Problem requirements>
What are the lines from the one with "Emit a Python" through the one with "import matplotlib.pyplot as plt", inclusive? Output them exactly, and leave out the pictures.
*** Provided material ***
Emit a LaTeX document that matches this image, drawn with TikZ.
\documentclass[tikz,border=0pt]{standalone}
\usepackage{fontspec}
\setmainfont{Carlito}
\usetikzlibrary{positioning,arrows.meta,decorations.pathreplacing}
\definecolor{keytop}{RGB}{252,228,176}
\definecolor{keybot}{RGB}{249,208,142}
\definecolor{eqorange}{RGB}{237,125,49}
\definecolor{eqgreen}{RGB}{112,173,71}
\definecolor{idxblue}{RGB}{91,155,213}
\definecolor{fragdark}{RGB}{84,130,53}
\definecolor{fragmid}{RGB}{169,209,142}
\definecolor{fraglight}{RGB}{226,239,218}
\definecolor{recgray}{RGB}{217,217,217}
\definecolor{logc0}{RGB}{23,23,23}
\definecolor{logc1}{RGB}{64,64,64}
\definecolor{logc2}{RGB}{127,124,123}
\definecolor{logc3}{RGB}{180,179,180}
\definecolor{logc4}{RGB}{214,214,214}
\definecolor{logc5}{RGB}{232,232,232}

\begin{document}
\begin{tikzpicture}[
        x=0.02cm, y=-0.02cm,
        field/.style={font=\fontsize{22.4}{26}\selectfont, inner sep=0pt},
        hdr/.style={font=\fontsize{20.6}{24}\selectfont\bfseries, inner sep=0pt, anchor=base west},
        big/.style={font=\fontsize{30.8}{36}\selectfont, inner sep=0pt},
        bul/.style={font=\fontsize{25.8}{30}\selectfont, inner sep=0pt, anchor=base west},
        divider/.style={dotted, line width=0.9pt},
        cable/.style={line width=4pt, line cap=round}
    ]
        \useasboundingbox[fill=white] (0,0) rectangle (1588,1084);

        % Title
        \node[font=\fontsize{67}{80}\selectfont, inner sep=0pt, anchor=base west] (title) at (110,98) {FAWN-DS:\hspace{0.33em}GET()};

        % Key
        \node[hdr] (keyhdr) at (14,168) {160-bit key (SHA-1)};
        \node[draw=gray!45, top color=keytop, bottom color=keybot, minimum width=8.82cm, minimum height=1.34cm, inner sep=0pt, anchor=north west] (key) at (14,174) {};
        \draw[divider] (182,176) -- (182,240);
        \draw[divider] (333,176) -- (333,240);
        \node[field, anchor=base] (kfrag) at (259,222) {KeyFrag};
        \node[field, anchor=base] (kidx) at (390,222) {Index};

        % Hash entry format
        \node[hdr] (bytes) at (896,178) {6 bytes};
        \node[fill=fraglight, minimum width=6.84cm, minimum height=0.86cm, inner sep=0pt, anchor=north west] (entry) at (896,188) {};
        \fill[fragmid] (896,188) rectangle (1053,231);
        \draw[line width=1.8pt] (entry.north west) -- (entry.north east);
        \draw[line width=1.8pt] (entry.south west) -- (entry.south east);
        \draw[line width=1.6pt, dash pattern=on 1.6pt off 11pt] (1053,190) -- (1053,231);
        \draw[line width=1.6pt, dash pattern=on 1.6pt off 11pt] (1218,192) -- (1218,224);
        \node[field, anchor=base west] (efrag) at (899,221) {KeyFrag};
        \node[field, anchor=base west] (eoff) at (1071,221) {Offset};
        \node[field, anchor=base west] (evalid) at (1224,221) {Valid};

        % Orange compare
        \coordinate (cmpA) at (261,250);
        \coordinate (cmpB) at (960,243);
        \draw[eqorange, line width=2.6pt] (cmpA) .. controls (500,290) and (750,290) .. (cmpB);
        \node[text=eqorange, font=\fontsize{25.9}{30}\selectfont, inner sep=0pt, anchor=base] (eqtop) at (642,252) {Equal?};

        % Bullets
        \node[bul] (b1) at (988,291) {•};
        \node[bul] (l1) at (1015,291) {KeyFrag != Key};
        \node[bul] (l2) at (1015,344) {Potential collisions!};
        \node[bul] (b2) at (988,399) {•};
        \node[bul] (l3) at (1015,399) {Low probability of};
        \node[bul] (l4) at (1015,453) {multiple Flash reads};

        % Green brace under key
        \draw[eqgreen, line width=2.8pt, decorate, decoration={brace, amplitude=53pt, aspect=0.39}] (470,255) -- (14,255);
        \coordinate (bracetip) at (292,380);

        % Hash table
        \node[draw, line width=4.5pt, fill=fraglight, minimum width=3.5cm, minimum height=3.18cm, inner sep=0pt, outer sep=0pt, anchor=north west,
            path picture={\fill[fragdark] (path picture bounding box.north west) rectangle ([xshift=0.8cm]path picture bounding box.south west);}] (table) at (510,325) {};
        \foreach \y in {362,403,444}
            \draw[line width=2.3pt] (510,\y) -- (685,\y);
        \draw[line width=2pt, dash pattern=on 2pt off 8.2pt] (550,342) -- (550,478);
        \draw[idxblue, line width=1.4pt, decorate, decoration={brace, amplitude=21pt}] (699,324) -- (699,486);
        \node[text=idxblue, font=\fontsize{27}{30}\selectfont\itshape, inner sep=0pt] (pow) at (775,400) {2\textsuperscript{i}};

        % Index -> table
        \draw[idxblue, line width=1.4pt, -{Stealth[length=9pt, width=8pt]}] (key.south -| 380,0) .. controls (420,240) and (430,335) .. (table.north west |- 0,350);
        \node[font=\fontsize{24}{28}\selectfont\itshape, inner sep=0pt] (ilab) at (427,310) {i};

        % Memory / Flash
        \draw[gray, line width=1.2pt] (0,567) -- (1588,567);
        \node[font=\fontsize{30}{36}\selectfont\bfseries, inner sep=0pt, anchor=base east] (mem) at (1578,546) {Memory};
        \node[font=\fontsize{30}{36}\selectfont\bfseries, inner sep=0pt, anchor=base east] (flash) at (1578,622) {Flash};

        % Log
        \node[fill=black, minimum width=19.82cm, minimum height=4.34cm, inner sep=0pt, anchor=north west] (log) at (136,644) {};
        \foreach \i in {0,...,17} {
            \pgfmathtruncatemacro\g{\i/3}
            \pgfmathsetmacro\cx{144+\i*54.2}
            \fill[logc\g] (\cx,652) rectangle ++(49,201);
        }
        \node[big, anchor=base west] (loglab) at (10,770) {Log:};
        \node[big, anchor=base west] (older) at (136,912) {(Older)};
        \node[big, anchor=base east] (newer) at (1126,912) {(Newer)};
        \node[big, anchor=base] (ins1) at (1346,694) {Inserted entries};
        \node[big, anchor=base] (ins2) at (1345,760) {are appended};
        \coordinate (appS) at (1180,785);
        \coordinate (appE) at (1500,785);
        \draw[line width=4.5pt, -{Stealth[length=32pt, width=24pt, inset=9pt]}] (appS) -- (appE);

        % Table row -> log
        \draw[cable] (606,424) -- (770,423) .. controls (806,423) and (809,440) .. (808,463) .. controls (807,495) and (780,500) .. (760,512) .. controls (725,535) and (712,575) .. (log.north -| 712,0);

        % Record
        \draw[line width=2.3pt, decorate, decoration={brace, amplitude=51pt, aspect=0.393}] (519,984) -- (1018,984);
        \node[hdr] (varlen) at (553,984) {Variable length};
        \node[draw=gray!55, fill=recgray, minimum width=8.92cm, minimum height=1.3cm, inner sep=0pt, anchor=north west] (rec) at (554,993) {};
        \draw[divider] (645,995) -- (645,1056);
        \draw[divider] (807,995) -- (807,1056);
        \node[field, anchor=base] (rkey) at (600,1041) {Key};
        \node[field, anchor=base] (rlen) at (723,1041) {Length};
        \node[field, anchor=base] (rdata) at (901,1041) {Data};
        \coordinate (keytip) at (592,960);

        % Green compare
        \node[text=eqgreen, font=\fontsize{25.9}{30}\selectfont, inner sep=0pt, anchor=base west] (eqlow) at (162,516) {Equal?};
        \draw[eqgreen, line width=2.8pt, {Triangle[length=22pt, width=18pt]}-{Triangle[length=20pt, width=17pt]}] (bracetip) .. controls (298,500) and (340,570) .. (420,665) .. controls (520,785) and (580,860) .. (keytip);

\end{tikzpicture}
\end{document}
***
*** Provided material ***
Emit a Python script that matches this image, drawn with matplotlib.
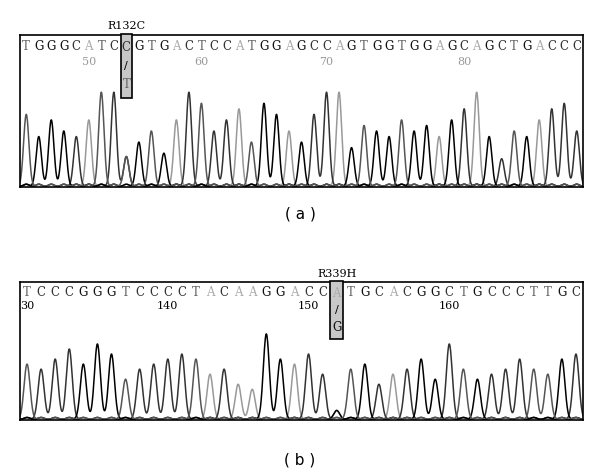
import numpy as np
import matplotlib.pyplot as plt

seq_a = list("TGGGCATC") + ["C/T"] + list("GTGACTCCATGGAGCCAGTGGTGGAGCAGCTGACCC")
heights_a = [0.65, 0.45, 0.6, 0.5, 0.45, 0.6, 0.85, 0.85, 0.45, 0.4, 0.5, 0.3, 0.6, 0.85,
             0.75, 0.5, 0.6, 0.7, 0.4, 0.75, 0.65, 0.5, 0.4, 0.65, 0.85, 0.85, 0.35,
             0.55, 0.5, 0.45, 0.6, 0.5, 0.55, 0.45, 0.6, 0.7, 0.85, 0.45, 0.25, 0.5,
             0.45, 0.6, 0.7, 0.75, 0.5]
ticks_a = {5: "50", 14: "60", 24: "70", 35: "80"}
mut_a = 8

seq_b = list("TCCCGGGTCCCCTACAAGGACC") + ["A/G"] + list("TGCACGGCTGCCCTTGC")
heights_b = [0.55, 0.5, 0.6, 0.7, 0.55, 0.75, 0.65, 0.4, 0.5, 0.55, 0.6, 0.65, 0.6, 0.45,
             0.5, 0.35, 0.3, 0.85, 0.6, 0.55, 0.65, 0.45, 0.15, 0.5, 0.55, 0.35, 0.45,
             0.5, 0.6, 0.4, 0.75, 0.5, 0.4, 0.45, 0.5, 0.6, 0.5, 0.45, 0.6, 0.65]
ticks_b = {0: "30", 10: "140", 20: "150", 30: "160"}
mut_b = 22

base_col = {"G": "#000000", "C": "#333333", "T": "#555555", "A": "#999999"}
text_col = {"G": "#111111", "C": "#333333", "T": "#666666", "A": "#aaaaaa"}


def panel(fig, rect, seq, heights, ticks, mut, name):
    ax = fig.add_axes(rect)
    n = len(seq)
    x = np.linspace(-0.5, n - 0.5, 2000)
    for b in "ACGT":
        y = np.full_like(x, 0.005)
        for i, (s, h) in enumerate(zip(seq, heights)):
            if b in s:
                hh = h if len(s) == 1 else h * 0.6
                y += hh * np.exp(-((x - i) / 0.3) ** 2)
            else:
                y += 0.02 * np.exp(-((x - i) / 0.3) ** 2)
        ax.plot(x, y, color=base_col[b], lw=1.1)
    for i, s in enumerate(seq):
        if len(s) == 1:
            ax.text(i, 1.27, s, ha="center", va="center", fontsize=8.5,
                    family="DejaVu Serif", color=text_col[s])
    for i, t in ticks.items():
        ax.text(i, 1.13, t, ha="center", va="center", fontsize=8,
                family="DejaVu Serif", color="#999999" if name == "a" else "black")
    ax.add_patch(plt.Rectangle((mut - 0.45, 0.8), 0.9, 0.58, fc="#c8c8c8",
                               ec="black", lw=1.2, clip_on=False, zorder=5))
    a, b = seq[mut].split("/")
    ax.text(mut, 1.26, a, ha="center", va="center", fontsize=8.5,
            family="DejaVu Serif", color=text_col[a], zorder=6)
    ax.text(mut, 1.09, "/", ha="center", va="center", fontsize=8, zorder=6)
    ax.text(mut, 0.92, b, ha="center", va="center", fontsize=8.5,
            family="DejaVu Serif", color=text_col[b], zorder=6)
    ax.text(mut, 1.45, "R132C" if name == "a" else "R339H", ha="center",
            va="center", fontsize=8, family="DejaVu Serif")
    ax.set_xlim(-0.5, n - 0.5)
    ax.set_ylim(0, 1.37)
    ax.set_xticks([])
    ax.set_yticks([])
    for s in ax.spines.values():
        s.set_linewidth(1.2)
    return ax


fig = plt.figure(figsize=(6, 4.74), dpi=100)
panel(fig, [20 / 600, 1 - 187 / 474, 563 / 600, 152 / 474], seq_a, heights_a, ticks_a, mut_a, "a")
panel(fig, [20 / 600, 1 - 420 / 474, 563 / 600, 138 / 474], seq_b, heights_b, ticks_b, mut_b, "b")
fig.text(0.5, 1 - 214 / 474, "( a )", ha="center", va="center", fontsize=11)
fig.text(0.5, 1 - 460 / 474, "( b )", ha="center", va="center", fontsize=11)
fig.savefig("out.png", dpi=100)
***
Answer for the task>
Emit a Python script that matches this image, drawn with matplotlib.
import numpy as np
import matplotlib.pyplot as plt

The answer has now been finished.